Dogmi e riti cristiani, dalla trinità alla creazione, dall'incarnazione alla chiesa e all'escatologia, devono raccogliere ed esprimere i caratteri più intensi dell'esperienza, devono essere caricati di tutte le ricchezze e miserie dell'umanità che cerca il suo vero volto, altrimenti si riducono a schemi incomprensibili ai più.

5. Conclusione

Il problema cristiano di Dio, del Padre rivelato dal Figlio nella comunione dello Spirito, esprime tutta la ricchezza e la positività della vita umana. È ricerca di vita, di intelligenza e di amore e nessun aspetto del cosmo ne deve essere escluso, come non ne deve essere escluso alcun essere umano. Ancor più concretamente la nozione del divino è affermazione di grazia per coloro che sentono la propria insufficienza, tanto più quando cercano di nasconderla sotto le maschere opposte. È testimonianza di giustizia fattiva e rigeneratrice di fronte agli orrori della storia collettiva e alle vicende dei singoli. È esercizio di libertà e di coerenza di fronte all'illibertà, alla viltà, alla schiavitù. È critica continua di se stessi. È coscienza di sé nel modo più vivo, intenso e dialettico. È continuo tentativo di comunione con gli altri. È lotta contro il male e la morte, che sempre rinnovano la loro potenza. È speranza che nasce continuamente là dove sembra venire meno. È amore che vince l'odio, l'estraneità, il rifiuto.

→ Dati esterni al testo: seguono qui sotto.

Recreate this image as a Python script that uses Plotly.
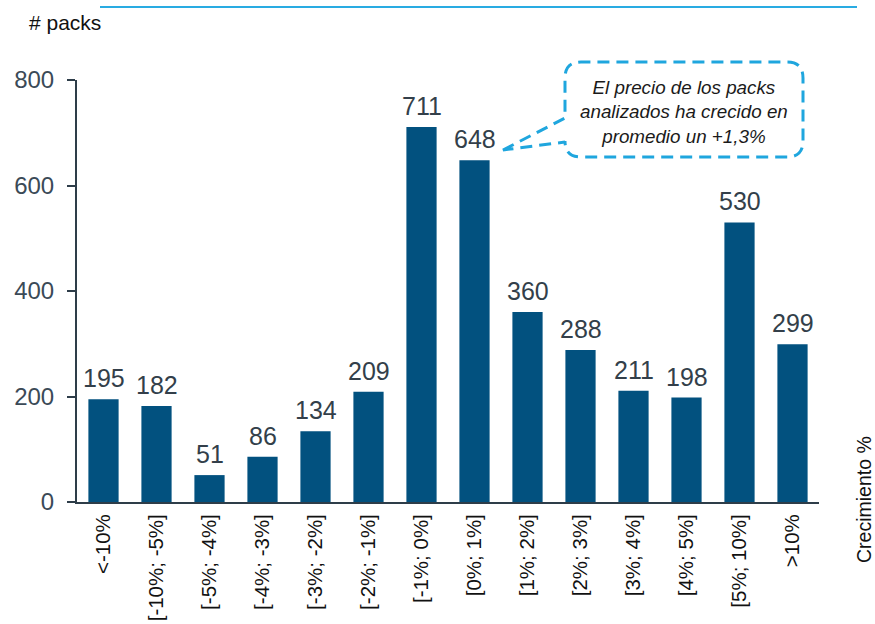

Così il problema di Dio è il problema di noi stessi, di ogni essere umano che non si acquieta mai. Infine, secondo la fede cristiana, il volto di Dio è il volto di un uomo, di un figlio di donna, come tutti i suoi fratelli e le sue sorelle. Non bisognerebbe allora scoprirlo in ogni volto umano, anzi in ogni creatura? Se è così, non è poi tanto lontano, ma molte volte quello che è più semplice, viene reso molto complicato. Chissà perché. L'evangelo afferma che talvolta si preferiscono le tenebre alla luce per nascondere le proprie deficienze (Giovanni 3,20-21), quando si assolutizza una propria idea di sé, ci si piega di fronte alle sue presunte esigenze e si vorrebbe che gli altri facessero altrettanto.